Friday, October 5, 2012

Sampling the Sun Directly

The sun covers only a tiny fraction of the sky, about 0.00047%, so with naive path tracing, most rays would get lost in space and the image would take forever to converge. By sampling the Sun directly, I was able to speed up my simulation tremendously. At each scattering point, I fire a ray directly towards the Sun, weighted by the Rayleigh scattering phase function in that direction, and weighted by the probability that a ray fired in a random direction would hit the sun. I also still fire a scattered ray in a direction drawn from the Rayleigh scattering phase function, however this ray cannot "see" the Sun. If I were to only sample the Sun, I would lose multiple scattering, which plays an important role in the appearance of the sky. For computing sample directions that are uniformly distributed over the solid angle subtended by the Sun (the Sun is not a point light or a directional light), I used the Sun class that I wrote for Photorealizer.


  1. Hi Peter,

    how do you sample the solid angle subtended by the sun?

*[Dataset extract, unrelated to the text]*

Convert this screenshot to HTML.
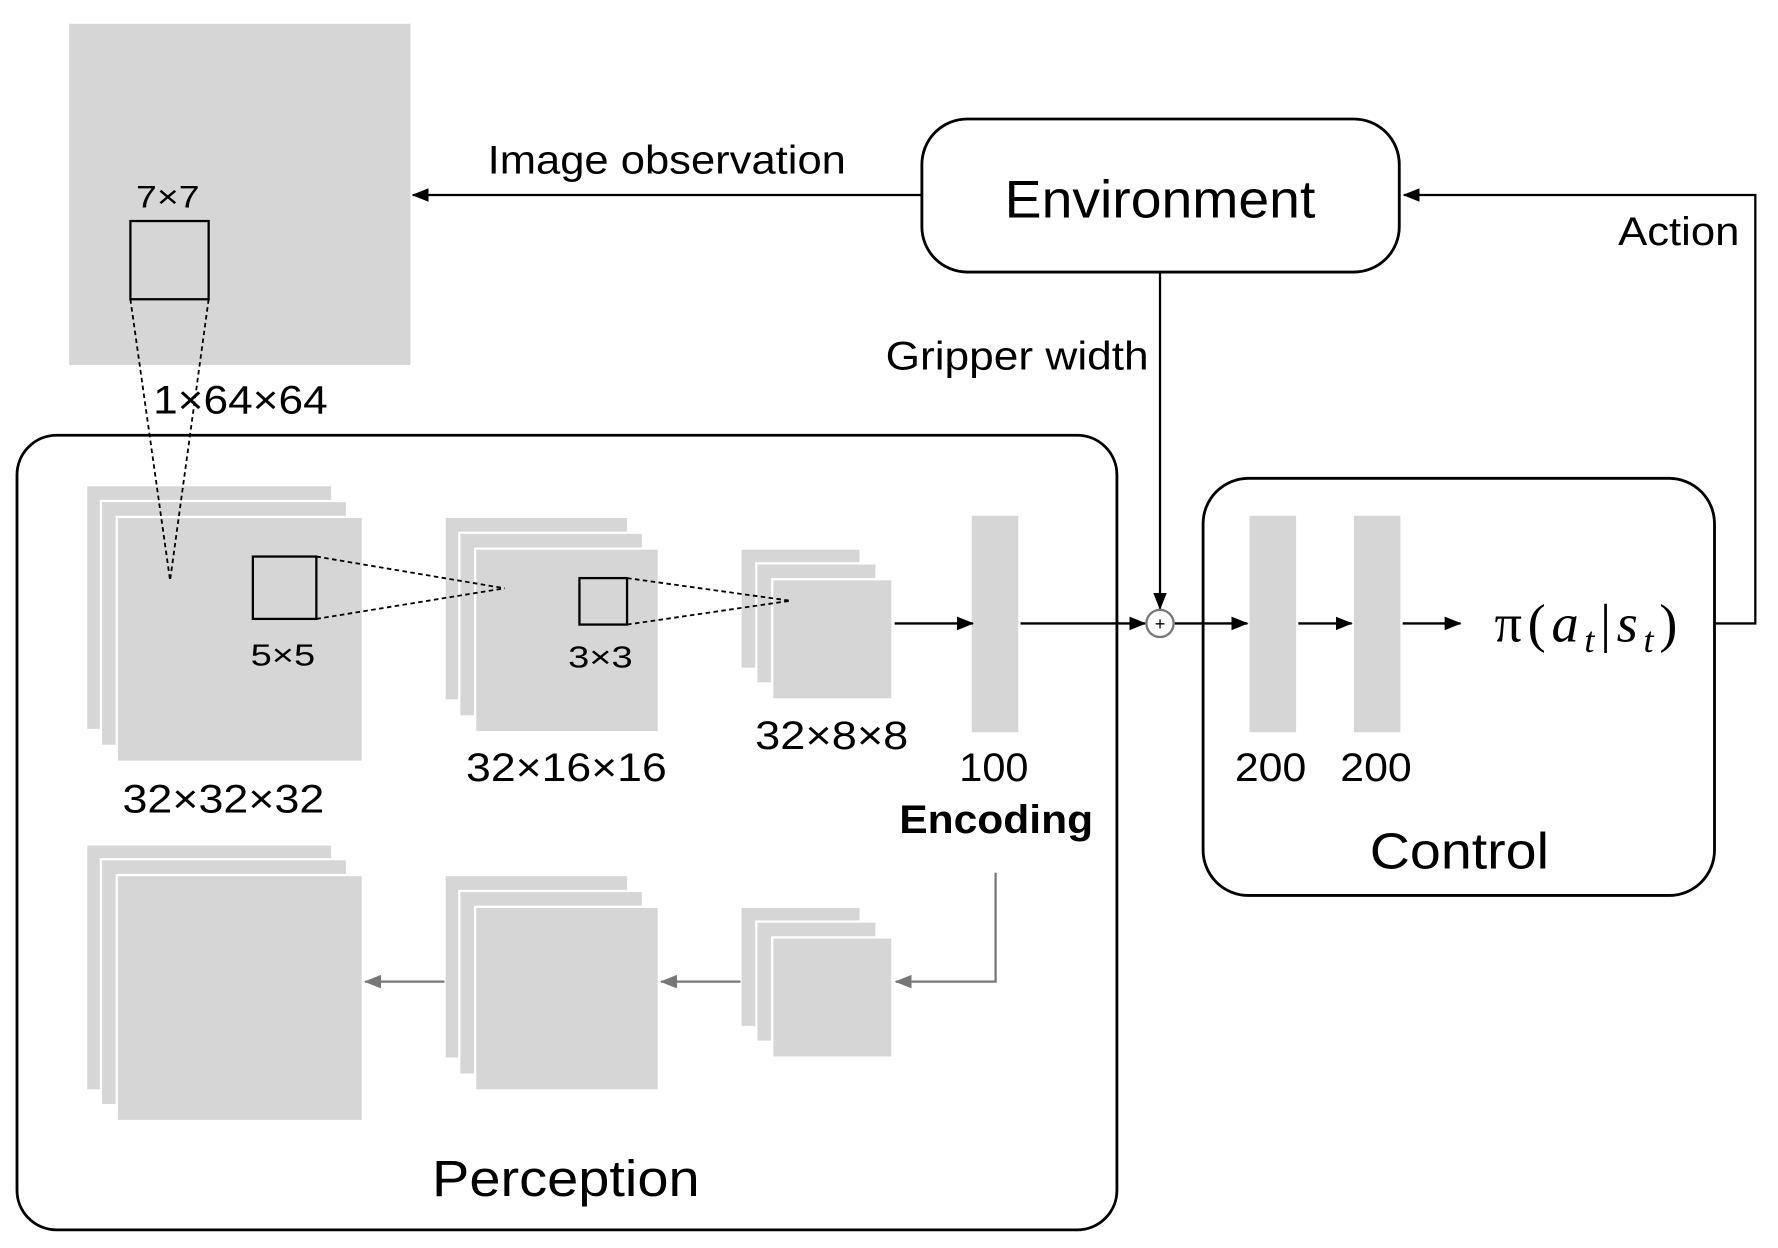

    Also, since the sun is so far away, I guess the directions of lightrays will be very similar. I wonder if there is any noticeable difference when modelling the sun as an area light as opposed to a directional light.


    1. Hi David,

      Here's how I sample the solid angle subtended by the sun. First, note that one way to generate a random direction in the full sphere of directions (or, equivalently, pick a random point on the surface of the unit sphere) is to choose a random cosine of the inclination angle from −1 to 1, and a random azimuth angle from 0 to 2π. Now imagine if the sun were straight above, at the zenith, and you knew the angular diameter (visual angle) of the sun. Then, sampling the solid angle subtended by the sun would be the same as sampling a direction in the full sphere, except instead of choosing a random inclination angle from −1 to 1, you would choose a random inclination angle from cos(half the sun's angular diameter) to 1. You could then get the xyz components of this sampled direction by using the sampled cosine of the inclination angle as your z coordinate, and then using a little trig to find the x and y coordinates, based on the sine of the inclination angle and the sine and cosine of the azimuth angle (note that you don't need to compute the actual inclination angle to find its sine—you can just use the fact that sin^2 = 1 − cos^2). For a sun in an arbitrary direction, you just need to transform these coordinates to align with that sun direction, which you can do using the sun direction and two perpendicular vectors.

      True, the light rays from the sun are nearly parallel, and treating the sun as a directional light probably wouldn't make much difference to the appearance of the sky overall. I haven't tested it yet to be sure, but if anything I think it could potentially affect the sharpness of the Earth shadow, or the appearance of the sky when the sun is straddling the horizon (although the behavior near the horizon isn't completely accurate anyway because I'm not considering refraction), or the appearance of the sky very close to the sun. And of course, it's nice to be able to see the disc of the sun. For rendering in general, I think modeling the sun as an area light is pretty important. This gives shadows penumbras, instead of perfectly sharp edges. With increasing distance from the object casting the shadow, the soft edges of the shadow become increasingly noticeable. And giving the sun area allows it to appear in reflections without it necessarily being sampled directly.